[Records with drawing code]
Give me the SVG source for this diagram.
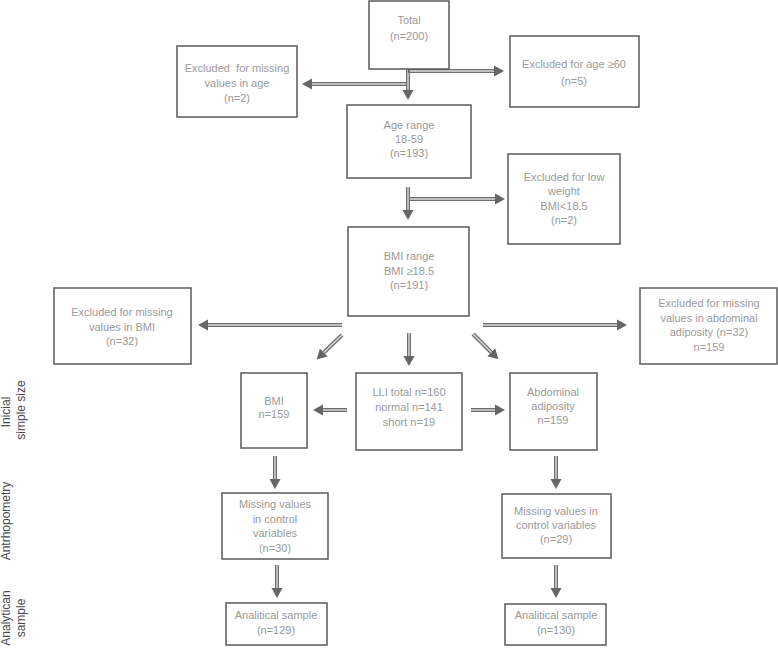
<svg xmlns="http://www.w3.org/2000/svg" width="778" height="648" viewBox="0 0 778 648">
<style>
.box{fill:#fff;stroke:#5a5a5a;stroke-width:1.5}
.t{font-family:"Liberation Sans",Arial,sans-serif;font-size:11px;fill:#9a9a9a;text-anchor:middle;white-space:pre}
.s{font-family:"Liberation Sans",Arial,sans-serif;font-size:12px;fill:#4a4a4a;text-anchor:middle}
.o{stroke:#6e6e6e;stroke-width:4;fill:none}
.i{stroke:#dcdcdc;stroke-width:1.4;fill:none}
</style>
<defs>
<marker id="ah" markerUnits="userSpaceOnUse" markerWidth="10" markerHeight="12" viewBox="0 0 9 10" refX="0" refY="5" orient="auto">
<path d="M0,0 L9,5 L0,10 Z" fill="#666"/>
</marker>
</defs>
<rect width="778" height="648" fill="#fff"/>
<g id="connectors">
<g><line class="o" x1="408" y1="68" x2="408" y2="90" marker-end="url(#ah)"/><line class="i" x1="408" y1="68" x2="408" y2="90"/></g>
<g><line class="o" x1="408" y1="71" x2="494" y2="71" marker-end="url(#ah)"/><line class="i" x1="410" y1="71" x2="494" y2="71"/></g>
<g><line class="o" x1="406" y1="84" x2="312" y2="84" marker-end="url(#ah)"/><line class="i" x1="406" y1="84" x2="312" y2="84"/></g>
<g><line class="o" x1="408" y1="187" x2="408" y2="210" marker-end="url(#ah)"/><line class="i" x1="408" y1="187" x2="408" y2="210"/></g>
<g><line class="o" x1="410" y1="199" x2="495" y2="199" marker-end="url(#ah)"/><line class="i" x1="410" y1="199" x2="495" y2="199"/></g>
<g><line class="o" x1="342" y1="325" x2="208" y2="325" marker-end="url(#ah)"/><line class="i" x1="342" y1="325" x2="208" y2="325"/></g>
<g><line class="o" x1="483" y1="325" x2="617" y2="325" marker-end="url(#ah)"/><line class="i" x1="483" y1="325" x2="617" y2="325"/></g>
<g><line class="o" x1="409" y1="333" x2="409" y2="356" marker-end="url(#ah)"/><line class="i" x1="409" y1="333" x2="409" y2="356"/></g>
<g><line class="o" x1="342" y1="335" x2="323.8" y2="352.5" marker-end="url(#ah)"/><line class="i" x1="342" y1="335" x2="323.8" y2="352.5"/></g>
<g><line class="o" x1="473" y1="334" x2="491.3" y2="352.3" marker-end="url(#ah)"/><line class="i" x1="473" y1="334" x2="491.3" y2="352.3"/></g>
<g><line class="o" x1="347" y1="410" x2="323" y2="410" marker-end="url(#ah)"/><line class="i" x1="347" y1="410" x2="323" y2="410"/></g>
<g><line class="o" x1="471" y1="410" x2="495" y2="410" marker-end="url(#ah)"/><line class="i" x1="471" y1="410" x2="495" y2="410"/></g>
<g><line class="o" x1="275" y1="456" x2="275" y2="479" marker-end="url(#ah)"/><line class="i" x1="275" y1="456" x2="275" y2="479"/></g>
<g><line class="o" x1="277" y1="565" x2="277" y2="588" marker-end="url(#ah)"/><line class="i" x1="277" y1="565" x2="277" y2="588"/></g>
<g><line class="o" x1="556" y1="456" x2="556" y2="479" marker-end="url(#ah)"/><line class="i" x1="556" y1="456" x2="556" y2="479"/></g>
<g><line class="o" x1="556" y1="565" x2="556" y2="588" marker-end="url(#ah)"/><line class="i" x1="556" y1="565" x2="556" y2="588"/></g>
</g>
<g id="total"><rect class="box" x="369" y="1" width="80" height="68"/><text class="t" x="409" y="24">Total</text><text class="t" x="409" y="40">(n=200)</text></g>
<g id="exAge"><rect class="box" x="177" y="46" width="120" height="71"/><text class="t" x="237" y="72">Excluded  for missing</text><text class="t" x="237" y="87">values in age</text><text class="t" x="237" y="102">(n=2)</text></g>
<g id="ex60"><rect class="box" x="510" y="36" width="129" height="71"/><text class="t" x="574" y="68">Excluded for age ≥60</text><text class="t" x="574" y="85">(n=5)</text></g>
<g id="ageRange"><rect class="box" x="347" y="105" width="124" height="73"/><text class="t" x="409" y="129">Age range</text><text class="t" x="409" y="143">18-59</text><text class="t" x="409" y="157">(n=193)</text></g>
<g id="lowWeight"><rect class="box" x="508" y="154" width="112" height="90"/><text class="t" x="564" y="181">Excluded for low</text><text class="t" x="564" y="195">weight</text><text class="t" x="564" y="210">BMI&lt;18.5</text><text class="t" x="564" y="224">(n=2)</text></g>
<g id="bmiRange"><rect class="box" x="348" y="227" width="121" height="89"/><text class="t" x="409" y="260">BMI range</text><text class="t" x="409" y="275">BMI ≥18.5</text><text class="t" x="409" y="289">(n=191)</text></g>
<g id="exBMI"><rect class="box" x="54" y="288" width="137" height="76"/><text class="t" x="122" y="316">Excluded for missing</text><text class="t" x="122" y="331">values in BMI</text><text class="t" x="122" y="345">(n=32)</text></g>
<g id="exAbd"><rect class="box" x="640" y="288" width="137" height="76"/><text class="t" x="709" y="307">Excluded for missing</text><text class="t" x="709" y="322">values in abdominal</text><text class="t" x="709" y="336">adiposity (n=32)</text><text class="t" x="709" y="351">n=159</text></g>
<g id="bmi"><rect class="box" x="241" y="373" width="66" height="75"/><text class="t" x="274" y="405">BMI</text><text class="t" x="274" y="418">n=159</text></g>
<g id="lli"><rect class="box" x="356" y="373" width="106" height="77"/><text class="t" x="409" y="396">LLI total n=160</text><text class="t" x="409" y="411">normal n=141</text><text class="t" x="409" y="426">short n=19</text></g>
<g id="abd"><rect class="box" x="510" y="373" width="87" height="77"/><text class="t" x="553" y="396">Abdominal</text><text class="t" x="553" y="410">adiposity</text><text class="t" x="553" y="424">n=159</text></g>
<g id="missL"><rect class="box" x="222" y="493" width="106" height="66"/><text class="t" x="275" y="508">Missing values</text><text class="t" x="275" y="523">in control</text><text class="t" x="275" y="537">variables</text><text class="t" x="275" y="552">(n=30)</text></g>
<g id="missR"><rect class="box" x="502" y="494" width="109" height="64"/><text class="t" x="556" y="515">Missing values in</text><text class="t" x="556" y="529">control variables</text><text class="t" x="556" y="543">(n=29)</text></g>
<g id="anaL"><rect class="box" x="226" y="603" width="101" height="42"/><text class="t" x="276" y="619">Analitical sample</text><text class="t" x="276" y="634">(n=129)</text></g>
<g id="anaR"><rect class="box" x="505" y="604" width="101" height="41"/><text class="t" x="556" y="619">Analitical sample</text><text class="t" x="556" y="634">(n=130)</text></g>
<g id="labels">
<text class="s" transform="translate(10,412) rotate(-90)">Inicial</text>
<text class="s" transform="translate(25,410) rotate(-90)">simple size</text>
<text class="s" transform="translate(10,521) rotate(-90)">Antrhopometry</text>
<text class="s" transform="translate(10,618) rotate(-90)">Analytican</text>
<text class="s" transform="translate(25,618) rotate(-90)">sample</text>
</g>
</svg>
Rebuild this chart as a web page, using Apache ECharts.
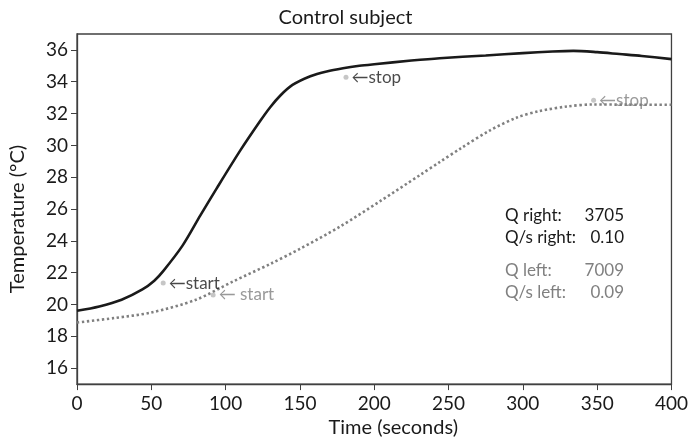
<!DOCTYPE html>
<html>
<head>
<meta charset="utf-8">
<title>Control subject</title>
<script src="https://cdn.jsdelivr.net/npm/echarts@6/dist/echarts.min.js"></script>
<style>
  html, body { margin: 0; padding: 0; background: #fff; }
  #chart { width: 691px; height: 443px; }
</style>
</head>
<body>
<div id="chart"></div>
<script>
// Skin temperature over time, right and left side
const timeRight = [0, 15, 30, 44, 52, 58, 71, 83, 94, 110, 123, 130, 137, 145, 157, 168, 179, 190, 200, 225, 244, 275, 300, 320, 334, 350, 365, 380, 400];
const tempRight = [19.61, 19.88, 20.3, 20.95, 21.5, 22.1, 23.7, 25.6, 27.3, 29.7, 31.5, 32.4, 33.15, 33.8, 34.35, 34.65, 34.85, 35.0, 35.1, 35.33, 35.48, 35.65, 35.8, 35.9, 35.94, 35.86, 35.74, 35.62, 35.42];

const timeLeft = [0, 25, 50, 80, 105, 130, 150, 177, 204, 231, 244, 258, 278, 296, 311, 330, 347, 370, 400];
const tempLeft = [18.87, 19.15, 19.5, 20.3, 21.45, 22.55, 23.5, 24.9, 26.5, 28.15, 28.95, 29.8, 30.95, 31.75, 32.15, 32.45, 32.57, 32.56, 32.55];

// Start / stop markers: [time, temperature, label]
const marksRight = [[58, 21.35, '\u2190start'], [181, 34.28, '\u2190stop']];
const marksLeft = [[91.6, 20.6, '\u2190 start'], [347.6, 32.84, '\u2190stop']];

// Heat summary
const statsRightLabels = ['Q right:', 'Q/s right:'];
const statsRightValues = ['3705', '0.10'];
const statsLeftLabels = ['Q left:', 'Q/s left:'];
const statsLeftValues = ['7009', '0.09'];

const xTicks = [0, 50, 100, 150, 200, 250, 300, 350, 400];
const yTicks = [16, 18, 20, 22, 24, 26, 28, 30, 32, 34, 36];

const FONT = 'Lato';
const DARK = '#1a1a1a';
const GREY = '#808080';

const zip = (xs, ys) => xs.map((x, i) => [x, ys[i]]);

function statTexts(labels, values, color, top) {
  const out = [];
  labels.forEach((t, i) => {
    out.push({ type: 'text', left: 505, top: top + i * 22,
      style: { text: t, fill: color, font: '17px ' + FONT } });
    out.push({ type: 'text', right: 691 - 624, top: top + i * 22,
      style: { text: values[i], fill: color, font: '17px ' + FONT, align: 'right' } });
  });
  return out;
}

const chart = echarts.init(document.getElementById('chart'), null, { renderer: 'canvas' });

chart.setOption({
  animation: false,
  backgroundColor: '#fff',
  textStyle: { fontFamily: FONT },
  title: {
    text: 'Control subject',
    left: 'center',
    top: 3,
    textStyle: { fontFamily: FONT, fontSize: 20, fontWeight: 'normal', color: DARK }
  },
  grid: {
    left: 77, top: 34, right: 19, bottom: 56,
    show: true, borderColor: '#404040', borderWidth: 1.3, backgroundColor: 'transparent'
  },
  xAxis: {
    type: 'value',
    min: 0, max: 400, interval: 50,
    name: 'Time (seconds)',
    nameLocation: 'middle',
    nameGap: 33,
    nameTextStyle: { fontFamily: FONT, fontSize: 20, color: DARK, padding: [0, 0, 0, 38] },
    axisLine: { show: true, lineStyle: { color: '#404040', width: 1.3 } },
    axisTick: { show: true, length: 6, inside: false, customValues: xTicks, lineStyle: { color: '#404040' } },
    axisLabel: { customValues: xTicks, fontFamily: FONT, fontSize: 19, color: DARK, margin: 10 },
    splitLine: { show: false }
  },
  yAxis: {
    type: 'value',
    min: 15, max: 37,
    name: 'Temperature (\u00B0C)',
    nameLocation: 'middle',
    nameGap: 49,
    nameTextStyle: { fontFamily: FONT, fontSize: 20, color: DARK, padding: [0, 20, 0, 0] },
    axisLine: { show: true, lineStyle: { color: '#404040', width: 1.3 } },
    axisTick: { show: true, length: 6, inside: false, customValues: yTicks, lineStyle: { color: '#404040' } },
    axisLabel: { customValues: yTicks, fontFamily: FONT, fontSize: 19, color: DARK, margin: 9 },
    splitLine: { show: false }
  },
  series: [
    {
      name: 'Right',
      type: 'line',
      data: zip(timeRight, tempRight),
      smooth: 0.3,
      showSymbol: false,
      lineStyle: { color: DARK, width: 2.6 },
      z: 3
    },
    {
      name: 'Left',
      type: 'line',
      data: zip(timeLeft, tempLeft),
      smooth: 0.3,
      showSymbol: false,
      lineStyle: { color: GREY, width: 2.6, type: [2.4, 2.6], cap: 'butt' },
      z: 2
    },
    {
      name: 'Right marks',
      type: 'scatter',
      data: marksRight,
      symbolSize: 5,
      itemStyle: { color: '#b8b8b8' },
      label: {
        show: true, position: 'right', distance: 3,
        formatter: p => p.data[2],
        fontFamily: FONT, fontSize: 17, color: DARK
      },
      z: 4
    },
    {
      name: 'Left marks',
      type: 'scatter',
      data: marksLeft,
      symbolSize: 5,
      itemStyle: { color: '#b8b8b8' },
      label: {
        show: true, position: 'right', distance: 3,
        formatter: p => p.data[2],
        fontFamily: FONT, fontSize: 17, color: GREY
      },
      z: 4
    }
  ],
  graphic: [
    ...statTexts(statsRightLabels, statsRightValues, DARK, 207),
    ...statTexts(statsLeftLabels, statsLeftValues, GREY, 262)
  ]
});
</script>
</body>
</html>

PROBLEM TO WORK ON> Look above for the line with "Rebuild this chart"; quote it and every line after it, stopping after the line with "const marksLeft = [[91.6, 20.6, '\u2190", exactly, with nothing added and without pictures.

THE RESPONSE>
Rebuild this chart as a web page, using Apache ECharts.
<!DOCTYPE html>
<html>
<head>
<meta charset="utf-8">
<title>Control subject</title>
<script src="https://cdn.jsdelivr.net/npm/echarts@6/dist/echarts.min.js"></script>
<style>
  html, body { margin: 0; padding: 0; background: #fff; }
  #chart { width: 691px; height: 443px; }
</style>
</head>
<body>
<div id="chart"></div>
<script>
// Skin temperature over time, right and left side
const timeRight = [0, 15, 30, 44, 52, 58, 71, 83, 94, 110, 123, 130, 137, 145, 157, 168, 179, 190, 200, 225, 244, 275, 300, 320, 334, 350, 365, 380, 400];
const tempRight = [19.61, 19.88, 20.3, 20.95, 21.5, 22.1, 23.7, 25.6, 27.3, 29.7, 31.5, 32.4, 33.15, 33.8, 34.35, 34.65, 34.85, 35.0, 35.1, 35.33, 35.48, 35.65, 35.8, 35.9, 35.94, 35.86, 35.74, 35.62, 35.42];

const timeLeft = [0, 25, 50, 80, 105, 130, 150, 177, 204, 231, 244, 258, 278, 296, 311, 330, 347, 370, 400];
const tempLeft = [18.87, 19.15, 19.5, 20.3, 21.45, 22.55, 23.5, 24.9, 26.5, 28.15, 28.95, 29.8, 30.95, 31.75, 32.15, 32.45, 32.57, 32.56, 32.55];

// Start / stop markers: [time, temperature, label]
const marksRight = [[58, 21.35, '\u2190start'], [181, 34.28, '\u2190stop']];
const marksLeft = [[91.6, 20.6, '\u2190 start'], [347.6, 32.84, '\u2190stop']];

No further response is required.